Il n'aurait pas été plus invraisemblable de le faire arriver dans le camp de
Daesch sans recourir à cet artifice.
Si le
livre était jusque là encore plaisant, malgré les réserves que j'avais jusqu'alors,
je me suis ennuyé sur le dernier quart, n'arrivant plus à m'intéresser le moins
du monde à cette histoire. Pourtant, je continue à penser que le livre est
intéressant, parce qu’il rappelle qu’on ne naît pas terroriste. On le devient.
Et le chemin qui y mène est long, compliqué, destructeur et différent pour chacun.
Le Français n’est
qu’un pion, une quantité négligeable dans un jeu qui le dépasse.
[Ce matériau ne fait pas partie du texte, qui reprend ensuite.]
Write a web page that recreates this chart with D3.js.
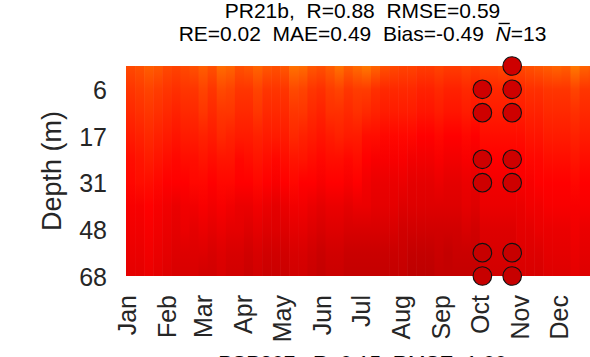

Il est le
produit de jeux de pouvoir, une ressource sacrifiée. Cela n’excuse en rien les
actes qu’il commet. Il est devenu un monstre. Il a pourtant été un homme, ni pire, ni meilleur que des millions d'autres. Mais comprendre le cheminement est la
première étape pour l’endiguer.Un livre qui fait froid dans le dos.